== DATASET ROWS ==

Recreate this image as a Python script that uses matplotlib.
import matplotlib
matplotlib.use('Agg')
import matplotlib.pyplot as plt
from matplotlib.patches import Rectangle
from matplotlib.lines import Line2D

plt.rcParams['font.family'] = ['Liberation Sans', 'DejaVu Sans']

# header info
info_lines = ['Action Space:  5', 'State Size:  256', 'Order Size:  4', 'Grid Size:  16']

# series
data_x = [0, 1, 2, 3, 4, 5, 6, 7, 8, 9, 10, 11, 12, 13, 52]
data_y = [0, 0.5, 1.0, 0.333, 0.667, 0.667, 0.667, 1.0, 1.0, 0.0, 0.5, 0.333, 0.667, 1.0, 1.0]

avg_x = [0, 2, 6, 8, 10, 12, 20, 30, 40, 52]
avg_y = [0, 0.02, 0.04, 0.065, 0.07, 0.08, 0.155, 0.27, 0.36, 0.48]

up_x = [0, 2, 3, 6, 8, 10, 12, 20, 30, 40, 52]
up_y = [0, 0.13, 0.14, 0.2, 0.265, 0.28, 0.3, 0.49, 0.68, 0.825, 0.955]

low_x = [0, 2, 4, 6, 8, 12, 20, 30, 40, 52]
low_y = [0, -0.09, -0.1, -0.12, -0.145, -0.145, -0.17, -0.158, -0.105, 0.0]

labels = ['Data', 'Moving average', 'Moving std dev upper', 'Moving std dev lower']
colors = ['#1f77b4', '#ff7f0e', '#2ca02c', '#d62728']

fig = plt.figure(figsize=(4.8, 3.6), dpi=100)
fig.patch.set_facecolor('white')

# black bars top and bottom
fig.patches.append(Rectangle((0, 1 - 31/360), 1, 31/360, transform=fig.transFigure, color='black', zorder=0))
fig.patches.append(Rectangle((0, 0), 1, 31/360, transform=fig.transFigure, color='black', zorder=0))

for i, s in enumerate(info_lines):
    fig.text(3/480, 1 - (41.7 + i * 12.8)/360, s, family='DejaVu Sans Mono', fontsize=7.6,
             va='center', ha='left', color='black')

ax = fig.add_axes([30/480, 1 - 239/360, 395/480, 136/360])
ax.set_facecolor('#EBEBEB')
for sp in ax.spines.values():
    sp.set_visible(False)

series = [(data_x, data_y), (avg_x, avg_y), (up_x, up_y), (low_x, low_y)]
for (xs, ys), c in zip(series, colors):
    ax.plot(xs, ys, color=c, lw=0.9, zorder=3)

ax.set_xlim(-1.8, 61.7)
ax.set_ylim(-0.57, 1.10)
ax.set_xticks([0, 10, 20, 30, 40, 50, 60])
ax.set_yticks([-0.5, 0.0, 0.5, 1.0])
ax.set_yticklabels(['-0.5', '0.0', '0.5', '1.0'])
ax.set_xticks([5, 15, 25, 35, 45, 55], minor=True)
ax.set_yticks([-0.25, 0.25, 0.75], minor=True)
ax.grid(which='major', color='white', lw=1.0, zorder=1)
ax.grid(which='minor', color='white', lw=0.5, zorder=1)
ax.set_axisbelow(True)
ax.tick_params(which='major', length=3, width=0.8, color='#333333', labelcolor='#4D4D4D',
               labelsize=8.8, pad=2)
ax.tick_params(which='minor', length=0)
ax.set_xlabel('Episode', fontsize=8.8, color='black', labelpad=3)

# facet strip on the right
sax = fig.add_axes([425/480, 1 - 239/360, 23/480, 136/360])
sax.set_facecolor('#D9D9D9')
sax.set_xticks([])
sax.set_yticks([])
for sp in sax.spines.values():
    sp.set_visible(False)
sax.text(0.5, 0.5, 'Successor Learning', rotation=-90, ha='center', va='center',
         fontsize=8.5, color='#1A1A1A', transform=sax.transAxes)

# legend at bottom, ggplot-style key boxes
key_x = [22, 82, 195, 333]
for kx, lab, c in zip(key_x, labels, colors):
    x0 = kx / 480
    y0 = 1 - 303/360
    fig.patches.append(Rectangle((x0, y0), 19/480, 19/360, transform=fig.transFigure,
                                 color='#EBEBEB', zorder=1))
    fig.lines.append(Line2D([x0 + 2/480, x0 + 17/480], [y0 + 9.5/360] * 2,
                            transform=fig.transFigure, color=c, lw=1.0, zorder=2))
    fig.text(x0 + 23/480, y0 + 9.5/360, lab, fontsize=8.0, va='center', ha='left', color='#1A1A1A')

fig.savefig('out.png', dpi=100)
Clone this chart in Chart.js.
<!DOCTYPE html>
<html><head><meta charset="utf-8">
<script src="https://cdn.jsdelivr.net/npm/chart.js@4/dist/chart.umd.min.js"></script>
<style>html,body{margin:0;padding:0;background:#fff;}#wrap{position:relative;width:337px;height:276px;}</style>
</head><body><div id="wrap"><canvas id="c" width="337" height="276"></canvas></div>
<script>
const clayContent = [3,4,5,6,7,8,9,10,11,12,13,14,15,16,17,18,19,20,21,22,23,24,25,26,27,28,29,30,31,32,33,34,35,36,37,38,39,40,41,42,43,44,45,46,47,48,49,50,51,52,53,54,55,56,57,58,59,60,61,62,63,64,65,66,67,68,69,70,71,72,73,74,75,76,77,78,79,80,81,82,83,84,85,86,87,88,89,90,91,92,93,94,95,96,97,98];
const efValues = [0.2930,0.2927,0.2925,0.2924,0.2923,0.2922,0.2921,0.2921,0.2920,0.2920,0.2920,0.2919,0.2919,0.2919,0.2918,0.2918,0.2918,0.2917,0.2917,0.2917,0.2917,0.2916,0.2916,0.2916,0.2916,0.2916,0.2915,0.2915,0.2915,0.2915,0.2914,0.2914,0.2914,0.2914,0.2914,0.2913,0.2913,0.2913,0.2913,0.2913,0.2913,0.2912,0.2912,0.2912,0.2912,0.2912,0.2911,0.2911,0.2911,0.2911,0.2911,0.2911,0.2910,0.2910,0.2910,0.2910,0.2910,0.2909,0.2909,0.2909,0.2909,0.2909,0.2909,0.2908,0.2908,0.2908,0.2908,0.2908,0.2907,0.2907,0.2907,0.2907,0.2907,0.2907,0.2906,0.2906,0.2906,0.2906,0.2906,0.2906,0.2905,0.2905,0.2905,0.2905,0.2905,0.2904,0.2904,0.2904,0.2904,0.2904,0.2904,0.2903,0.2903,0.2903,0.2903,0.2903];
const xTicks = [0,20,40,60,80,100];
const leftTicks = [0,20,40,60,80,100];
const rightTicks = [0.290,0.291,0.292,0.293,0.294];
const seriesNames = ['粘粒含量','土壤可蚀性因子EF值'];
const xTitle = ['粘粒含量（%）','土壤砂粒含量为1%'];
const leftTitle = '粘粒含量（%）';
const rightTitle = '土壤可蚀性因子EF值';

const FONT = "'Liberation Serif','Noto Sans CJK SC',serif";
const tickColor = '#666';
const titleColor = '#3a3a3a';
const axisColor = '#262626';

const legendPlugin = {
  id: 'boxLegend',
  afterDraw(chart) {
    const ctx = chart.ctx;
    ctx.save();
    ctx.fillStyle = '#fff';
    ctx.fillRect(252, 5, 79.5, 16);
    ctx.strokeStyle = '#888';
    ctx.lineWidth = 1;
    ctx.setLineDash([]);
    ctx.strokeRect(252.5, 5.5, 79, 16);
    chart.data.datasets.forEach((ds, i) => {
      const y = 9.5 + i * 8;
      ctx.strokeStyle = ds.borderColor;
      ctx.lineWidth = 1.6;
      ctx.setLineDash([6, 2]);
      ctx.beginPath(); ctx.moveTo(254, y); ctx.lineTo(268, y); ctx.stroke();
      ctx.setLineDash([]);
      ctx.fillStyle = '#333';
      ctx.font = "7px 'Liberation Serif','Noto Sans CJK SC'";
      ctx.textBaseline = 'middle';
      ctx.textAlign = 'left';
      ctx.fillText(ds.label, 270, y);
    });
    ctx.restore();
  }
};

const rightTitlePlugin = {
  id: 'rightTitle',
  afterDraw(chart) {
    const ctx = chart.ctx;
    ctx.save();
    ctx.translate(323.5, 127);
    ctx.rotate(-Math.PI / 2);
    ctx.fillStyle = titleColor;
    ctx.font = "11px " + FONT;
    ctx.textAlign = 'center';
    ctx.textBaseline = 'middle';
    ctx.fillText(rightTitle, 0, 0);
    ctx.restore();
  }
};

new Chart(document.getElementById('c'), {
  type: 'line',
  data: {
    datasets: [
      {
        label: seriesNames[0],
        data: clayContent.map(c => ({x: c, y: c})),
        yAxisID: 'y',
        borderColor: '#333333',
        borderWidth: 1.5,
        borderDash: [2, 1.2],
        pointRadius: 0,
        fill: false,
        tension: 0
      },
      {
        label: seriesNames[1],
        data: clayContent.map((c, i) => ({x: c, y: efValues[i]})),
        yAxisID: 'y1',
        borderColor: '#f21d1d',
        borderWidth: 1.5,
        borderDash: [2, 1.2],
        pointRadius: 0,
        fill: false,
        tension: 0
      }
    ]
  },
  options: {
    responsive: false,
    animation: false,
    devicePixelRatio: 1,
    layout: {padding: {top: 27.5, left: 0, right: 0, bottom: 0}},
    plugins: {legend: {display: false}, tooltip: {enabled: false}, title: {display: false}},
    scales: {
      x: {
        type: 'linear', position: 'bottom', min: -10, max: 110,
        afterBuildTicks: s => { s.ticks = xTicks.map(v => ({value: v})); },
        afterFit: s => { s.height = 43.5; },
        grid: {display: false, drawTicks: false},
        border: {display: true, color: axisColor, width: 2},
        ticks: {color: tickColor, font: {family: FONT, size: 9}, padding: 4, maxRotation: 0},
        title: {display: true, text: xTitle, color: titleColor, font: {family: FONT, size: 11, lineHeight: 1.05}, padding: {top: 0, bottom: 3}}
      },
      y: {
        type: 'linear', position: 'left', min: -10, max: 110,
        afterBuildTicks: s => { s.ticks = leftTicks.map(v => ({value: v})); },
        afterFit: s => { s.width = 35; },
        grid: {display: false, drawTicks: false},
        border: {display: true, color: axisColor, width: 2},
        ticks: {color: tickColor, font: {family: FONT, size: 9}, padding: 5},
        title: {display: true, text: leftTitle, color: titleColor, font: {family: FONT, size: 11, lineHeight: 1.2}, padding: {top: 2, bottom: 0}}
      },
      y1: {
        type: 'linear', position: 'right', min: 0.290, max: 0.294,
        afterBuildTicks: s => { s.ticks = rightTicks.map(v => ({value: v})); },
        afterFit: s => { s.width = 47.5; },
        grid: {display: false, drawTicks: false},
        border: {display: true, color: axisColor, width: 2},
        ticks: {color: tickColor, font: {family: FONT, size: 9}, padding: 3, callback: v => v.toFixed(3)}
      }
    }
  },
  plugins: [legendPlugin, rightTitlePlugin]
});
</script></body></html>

===

== DIRECTIVE ==
Set down, exactly as written, each line of the data from its opening line through the one containing "0.27, 0.36, 0.48]". Output nothing more.

== TASK RESULT ==
Recreate this image as a Python script that uses matplotlib.
import matplotlib
matplotlib.use('Agg')
import matplotlib.pyplot as plt
from matplotlib.patches import Rectangle
from matplotlib.lines import Line2D

plt.rcParams['font.family'] = ['Liberation Sans', 'DejaVu Sans']

# header info
info_lines = ['Action Space:  5', 'State Size:  256', 'Order Size:  4', 'Grid Size:  16']

# series
data_x = [0, 1, 2, 3, 4, 5, 6, 7, 8, 9, 10, 11, 12, 13, 52]
data_y = [0, 0.5, 1.0, 0.333, 0.667, 0.667, 0.667, 1.0, 1.0, 0.0, 0.5, 0.333, 0.667, 1.0, 1.0]

avg_x = [0, 2, 6, 8, 10, 12, 20, 30, 40, 52]
avg_y = [0, 0.02, 0.04, 0.065, 0.07, 0.08, 0.155, 0.27, 0.36, 0.48]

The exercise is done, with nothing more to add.